EXERCISE BRIEF
Your copy of the material must match it exactly, except that pictures are dropped.

PROVIDED MATERIAL
--- START ---

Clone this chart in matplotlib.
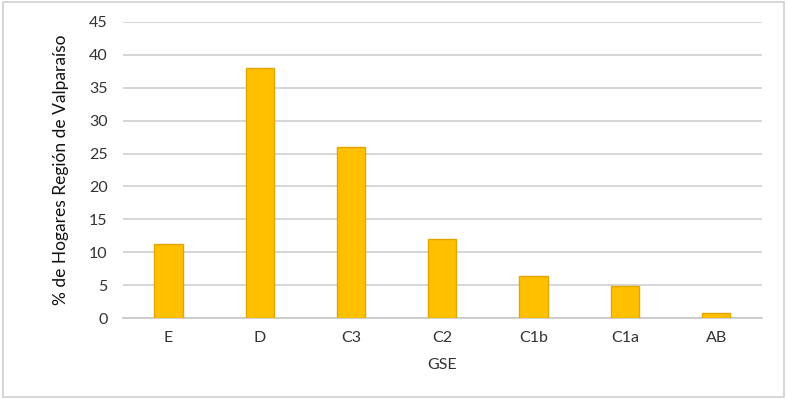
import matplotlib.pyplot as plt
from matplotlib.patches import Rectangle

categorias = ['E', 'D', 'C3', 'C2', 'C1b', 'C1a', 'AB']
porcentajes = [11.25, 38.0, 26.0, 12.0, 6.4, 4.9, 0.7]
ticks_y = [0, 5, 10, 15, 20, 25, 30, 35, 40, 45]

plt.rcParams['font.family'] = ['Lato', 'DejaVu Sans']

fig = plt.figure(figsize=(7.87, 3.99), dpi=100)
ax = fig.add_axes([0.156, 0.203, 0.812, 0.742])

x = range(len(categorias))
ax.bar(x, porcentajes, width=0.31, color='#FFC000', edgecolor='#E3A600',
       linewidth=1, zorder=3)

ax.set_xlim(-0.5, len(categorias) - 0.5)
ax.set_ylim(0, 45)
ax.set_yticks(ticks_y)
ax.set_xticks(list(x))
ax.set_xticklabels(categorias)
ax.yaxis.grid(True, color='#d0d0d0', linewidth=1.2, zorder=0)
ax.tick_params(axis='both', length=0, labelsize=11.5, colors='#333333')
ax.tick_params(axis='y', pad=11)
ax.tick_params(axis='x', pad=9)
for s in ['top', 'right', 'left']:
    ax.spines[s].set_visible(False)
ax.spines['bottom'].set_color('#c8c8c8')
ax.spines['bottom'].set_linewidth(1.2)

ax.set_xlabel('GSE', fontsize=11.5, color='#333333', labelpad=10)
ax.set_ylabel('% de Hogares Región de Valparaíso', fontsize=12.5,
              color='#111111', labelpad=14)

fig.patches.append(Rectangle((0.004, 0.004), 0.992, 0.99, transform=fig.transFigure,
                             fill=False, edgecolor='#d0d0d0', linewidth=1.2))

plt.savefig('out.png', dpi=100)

--- END ---

IN RESPONSE
Clone this chart in matplotlib.
import matplotlib.pyplot as plt
from matplotlib.patches import Rectangle

categorias = ['E', 'D', 'C3', 'C2', 'C1b', 'C1a', 'AB']
porcentajes = [11.25, 38.0, 26.0, 12.0, 6.4, 4.9, 0.7]
ticks_y = [0, 5, 10, 15, 20, 25, 30, 35, 40, 45]

plt.rcParams['font.family'] = ['Lato', 'DejaVu Sans']

fig = plt.figure(figsize=(7.87, 3.99), dpi=100)
ax = fig.add_axes([0.156, 0.203, 0.812, 0.742])

x = range(len(categorias))
ax.bar(x, porcentajes, width=0.31, color='#FFC000', edgecolor='#E3A600',
       linewidth=1, zorder=3)

ax.set_xlim(-0.5, len(categorias) - 0.5)
ax.set_ylim(0, 45)
ax.set_yticks(ticks_y)
ax.set_xticks(list(x))
ax.set_xticklabels(categorias)
ax.yaxis.grid(True, color='#d0d0d0', linewidth=1.2, zorder=0)
ax.tick_params(axis='both', length=0, labelsize=11.5, colors='#333333')
ax.tick_params(axis='y', pad=11)
ax.tick_params(axis='x', pad=9)
for s in ['top', 'right', 'left']:
    ax.spines[s].set_visible(False)
ax.spines['bottom'].set_color('#c8c8c8')
ax.spines['bottom'].set_linewidth(1.2)

ax.set_xlabel('GSE', fontsize=11.5, color='#333333', labelpad=10)
ax.set_ylabel('% de Hogares Región de Valparaíso', fontsize=12.5,
              color='#111111', labelpad=14)

fig.patches.append(Rectangle((0.004, 0.004), 0.992, 0.99, transform=fig.transFigure,
                             fill=False, edgecolor='#d0d0d0', linewidth=1.2))

plt.savefig('out.png', dpi=100)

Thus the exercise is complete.